= WRITTEN EXERCISE =
Print the material below exactly as it stands, please, from its first line to the line holding "(hdfs) at (478.5,222.5)", with no pictures.

= ENTRIES SUPPLIED =
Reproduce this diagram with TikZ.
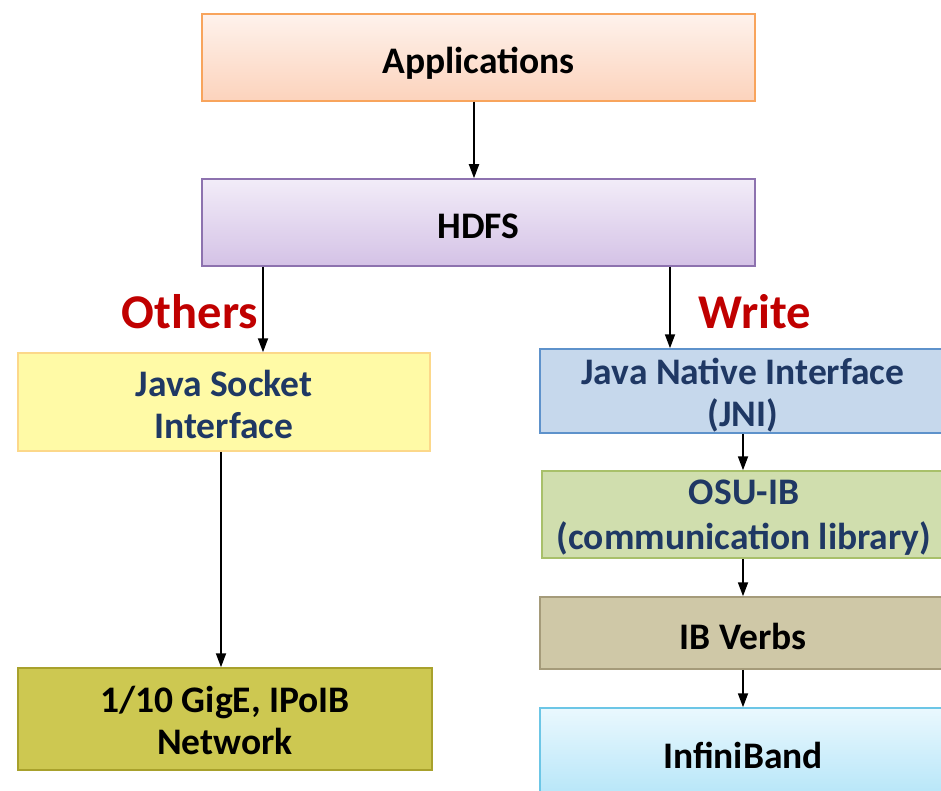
\documentclass[tikz,border=0pt]{standalone}
\usepackage{fontspec}
\setmainfont{Carlito}
\usetikzlibrary{arrows.meta}
\definecolor{navy}{HTML}{1F3864}
\definecolor{darkred}{HTML}{C00000}
\definecolor{appTop}{HTML}{FEF2EC}
\definecolor{appBot}{HTML}{FCD3BC}
\definecolor{appLine}{HTML}{F8A45C}
\definecolor{hdfsTop}{HTML}{F2ECF8}
\definecolor{hdfsBot}{HTML}{D4C2E6}
\definecolor{hdfsLine}{HTML}{8D72AF}
\definecolor{jsiFill}{HTML}{FFFAA6}
\definecolor{jsiLine}{HTML}{FCD88A}
\definecolor{jniFill}{HTML}{C6D8EC}
\definecolor{jniLine}{HTML}{5E92CB}
\definecolor{osuFill}{HTML}{D0DEAE}
\definecolor{osuLine}{HTML}{A8C06A}
\definecolor{ibvFill}{HTML}{CFC8A7}
\definecolor{ibvLine}{HTML}{A59B7A}
\definecolor{netFill}{HTML}{CDC851}
\definecolor{netLine}{HTML}{A8A12C}
\definecolor{ibTop}{HTML}{EAF8FE}
\definecolor{ibBot}{HTML}{B4E5F8}
\definecolor{ibLine}{HTML}{6CC6E6}
\tikzset{
  box/.style={draw, line width=1.5pt, inner sep=0pt},
  txt/.style={align=center, inner sep=0pt, font=\bfseries\fontsize{37.5}{42}\selectfont},
  arr/.style={line width=1.8pt, -{Triangle[length=14pt,width=10pt]}},
  lbl/.style={font=\bfseries\fontsize{48.5}{52}\selectfont, text=darkred}
}
\begin{document}
\begin{tikzpicture}[x=1pt,y=-1pt]
\clip (0,0) rectangle (941,791);
\fill[white] (0,0) rectangle (941,791);

% top layers
\node[box, draw=appLine, top color=appTop, bottom color=appBot,
      minimum width=553pt, minimum height=87pt,
      label={[txt, yshift=-6pt]center:Applications}] (app) at (478.5,57.5) {};
\node[box, draw=hdfsLine, top color=hdfsTop, bottom color=hdfsBot,
      minimum width=553pt, minimum height=87pt,
      label={[txt, yshift=-4pt]center:HDFS}] (hdfs) at (478.5,222.5) {};

% socket path
\node[box, draw=jsiLine, fill=jsiFill,
      minimum width=412pt, minimum height=98pt,
      label={[txt, text=navy, yshift=-2pt]center:Java Socket\\Interface}] (jsi) at (224,402) {};
\node[box, draw=netLine, fill=netFill,
      minimum width=414pt, minimum height=102pt,
      label={[txt, yshift=-1pt]center:1/10 GigE, IPoIB\\Network}] (net) at (225,719) {};

% native path
\node[box, draw=jniLine, fill=jniFill,
      minimum width=406pt, minimum height=84pt,
      label={[txt, text=navy, yshift=-4pt]center:Java Native Interface\\(JNI)}] (jni) at (743,391) {};
\node[box, draw=osuLine, fill=osuFill,
      minimum width=404pt, minimum height=87pt,
      label={[txt, text=navy, yshift=-3pt, font=\bfseries\fontsize{37.5}{45}\selectfont]center:OSU-IB\\(communication library)}] (osu) at (744,514.5) {};
\node[box, draw=ibvLine, fill=ibvFill,
      minimum width=406pt, minimum height=72pt,
      label={[txt, yshift=-3pt]center:IB Verbs}] (ibv) at (743,633) {};
\node[box, draw=ibLine, top color=ibTop, bottom color=ibBot,
      minimum width=406pt, minimum height=92pt,
      label={[txt, yshift=-1pt]center:InfiniBand}] (ib) at (743,754) {};

% connector columns
\coordinate (xa) at (474,0);
\coordinate (xl) at (263,0);
\coordinate (xr) at (670,0);
\coordinate (xs) at (221,0);

\draw[arr] (app.south -| xa) -- (hdfs.north -| xa);
\draw[arr] (hdfs.south -| xl) -- (jsi.north -| xl);
\draw[arr] (hdfs.south -| xr) -- (jni.north -| xr);
\draw[arr] (jsi.south -| xs) -- (net.north -| xs);
\draw[arr] (jni.south) -- (osu.north -| jni.south);
\draw[arr] (osu.south -| jni.south) -- (ibv.north);
\draw[arr] (ibv.south) -- (ib.north);

\node[lbl] (others) at (190,312) {Others};
\node[lbl] (write) at (755,312) {Write};
\end{tikzpicture}
\end{document}
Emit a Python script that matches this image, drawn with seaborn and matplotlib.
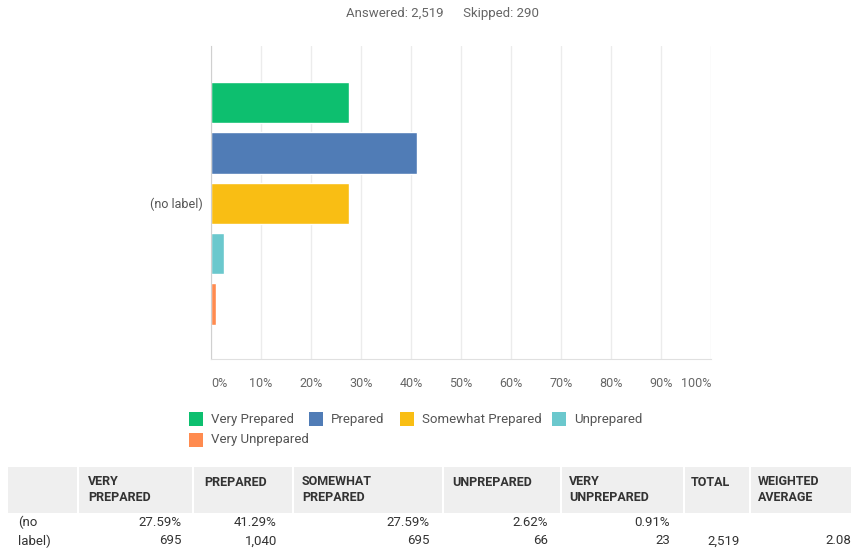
import matplotlib
matplotlib.use("Agg")
import matplotlib.pyplot as plt
from matplotlib.patches import Rectangle
import seaborn as sns

# Survey answers
categories = ["Very Prepared", "Prepared", "Somewhat Prepared", "Unprepared", "Very Unprepared"]
percents = [27.59, 41.29, 27.59, 2.62, 0.91]
counts = [695, 1040, 695, 66, 23]
colors = ["#0DBF6F", "#507CB6", "#F9BE14", "#6BC8CD", "#FF8B4F"]
answered = 2519
skipped = 290
total = 2519
weighted_avg = 2.08
xticks = list(range(0, 101, 10))

# Table header labels
headers = ["VERY\nPREPARED", "PREPARED", "SOMEWHAT\nPREPARED", "UNPREPARED",
           "VERY\nUNPREPARED", "TOTAL", "WEIGHTED\nAVERAGE"]

sns.set_style("white")
plt.rcParams['font.family'] = ['Roboto', 'DejaVu Sans']

W, H = 851, 552
fig = plt.figure(figsize=(W / 100, H / 100), dpi=100)


def fx(px):
    return px / W


def fy(py):
    return 1 - py / H


# Main bar chart
ax = fig.add_axes([fx(211), fy(359), fx(711) - fx(211), fy(46) - fy(359)])
sns.barplot(x=percents, y=categories, hue=categories, palette=colors,
            legend=False, width=0.82, orient='h', ax=ax, saturation=1)
ax.set_xlim(0, 100)
ax.set_ylim(5.09, -1.12)
ax.set_xticks(xticks)
ax.set_xticklabels([f"{v}%" for v in xticks], color="#666666", fontsize=9)
labels = ax.get_xticklabels()
labels[0].set_ha("left")
labels[-1].set_ha("right")
ax.set_yticks([])
ax.tick_params(axis='x', length=0, pad=13)
ax.xaxis.grid(True, color="#ececec", linewidth=1)
ax.set_axisbelow(True)
for side in ["top", "right"]:
    ax.spines[side].set_visible(False)
ax.spines["left"].set_color("#d0d0d0")
ax.spines["bottom"].set_color("#e0e0e0")
ax.set_xlabel("")
ax.set_ylabel("")

fig.text(fx(203), fy(204), "(no label)", ha="right", va="center",
         fontsize=9, color="#555555")

# Header line
fig.text(fx(443), fy(14), f"Answered: {answered:,}      Skipped: {skipped}",
         ha="center", va="center", fontsize=9.5, color="#666666")

# Legend drawn by hand to keep the reference flow layout
legend_pos = [(189, 419), (309, 419), (400, 419), (552, 419), (189, 440)]
for (lx, ly), name, c in zip(legend_pos, categories, colors):
    fig.add_artist(Rectangle((fx(lx), fy(ly + 7)), fx(14), 14 / H,
                             transform=fig.transFigure, color=c, lw=0))
    fig.text(fx(lx + 22), fy(ly), name, ha="left", va="center",
             fontsize=9.5, color="#555555")

# Summary table
fig.add_artist(Rectangle((fx(8), fy(513)), fx(W - 8), 46 / H,
                         transform=fig.transFigure, color="#efefef", lw=0))
for sx in [77, 192, 292, 442, 560, 683, 749]:
    fig.add_artist(Rectangle((fx(sx), fy(513)), fx(2), 46 / H,
                             transform=fig.transFigure, color="white", lw=0))

header_x = [88, 204, 302, 452, 569, 691, 758]
for hx, h in zip(header_x, headers):
    if "\n" in h:
        fig.text(fx(hx), fy(475), h, ha="left", va="top", fontsize=9,
                 color="#333333", fontweight="semibold", linespacing=1.3)
    else:
        fig.text(fx(hx), fy(482), h, ha="left", va="center", fontsize=9,
                 color="#333333", fontweight="semibold")

fig.text(fx(18), fy(522), "(no", ha="left", va="center", fontsize=9.5, color="#333333")
fig.text(fx(18), fy(541), "label)", ha="left", va="center", fontsize=9.5, color="#333333")

value_right = [182, 277, 430, 548, 670]
for rx, p, n in zip(value_right, percents, counts):
    fig.text(fx(rx), fy(522), f"{p:.2f}%", ha="right", va="center",
             fontsize=9.5, color="#333333")
    fig.text(fx(rx), fy(541), f"{n:,}", ha="right", va="center",
             fontsize=9.5, color="#333333")
fig.text(fx(740), fy(541), f"{total:,}", ha="right", va="center",
         fontsize=9.5, color="#333333")
fig.text(fx(851), fy(541), f"{weighted_avg:.2f}", ha="right", va="center",
         fontsize=9.5, color="#333333")

fig.savefig("out.png", dpi=100, facecolor="white")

= OUTPUT FOR THIS EXERCISE =
Reproduce this diagram with TikZ.
\documentclass[tikz,border=0pt]{standalone}
\usepackage{fontspec}
\setmainfont{Carlito}
\usetikzlibrary{arrows.meta}
\definecolor{navy}{HTML}{1F3864}
\definecolor{darkred}{HTML}{C00000}
\definecolor{appTop}{HTML}{FEF2EC}
\definecolor{appBot}{HTML}{FCD3BC}
\definecolor{appLine}{HTML}{F8A45C}
\definecolor{hdfsTop}{HTML}{F2ECF8}
\definecolor{hdfsBot}{HTML}{D4C2E6}
\definecolor{hdfsLine}{HTML}{8D72AF}
\definecolor{jsiFill}{HTML}{FFFAA6}
\definecolor{jsiLine}{HTML}{FCD88A}
\definecolor{jniFill}{HTML}{C6D8EC}
\definecolor{jniLine}{HTML}{5E92CB}
\definecolor{osuFill}{HTML}{D0DEAE}
\definecolor{osuLine}{HTML}{A8C06A}
\definecolor{ibvFill}{HTML}{CFC8A7}
\definecolor{ibvLine}{HTML}{A59B7A}
\definecolor{netFill}{HTML}{CDC851}
\definecolor{netLine}{HTML}{A8A12C}
\definecolor{ibTop}{HTML}{EAF8FE}
\definecolor{ibBot}{HTML}{B4E5F8}
\definecolor{ibLine}{HTML}{6CC6E6}
\tikzset{
  box/.style={draw, line width=1.5pt, inner sep=0pt},
  txt/.style={align=center, inner sep=0pt, font=\bfseries\fontsize{37.5}{42}\selectfont},
  arr/.style={line width=1.8pt, -{Triangle[length=14pt,width=10pt]}},
  lbl/.style={font=\bfseries\fontsize{48.5}{52}\selectfont, text=darkred}
}
\begin{document}
\begin{tikzpicture}[x=1pt,y=-1pt]
\clip (0,0) rectangle (941,791);
\fill[white] (0,0) rectangle (941,791);

% top layers
\node[box, draw=appLine, top color=appTop, bottom color=appBot,
      minimum width=553pt, minimum height=87pt,
      label={[txt, yshift=-6pt]center:Applications}] (app) at (478.5,57.5) {};
\node[box, draw=hdfsLine, top color=hdfsTop, bottom color=hdfsBot,
      minimum width=553pt, minimum height=87pt,
      label={[txt, yshift=-4pt]center:HDFS}] (hdfs) at (478.5,222.5) {};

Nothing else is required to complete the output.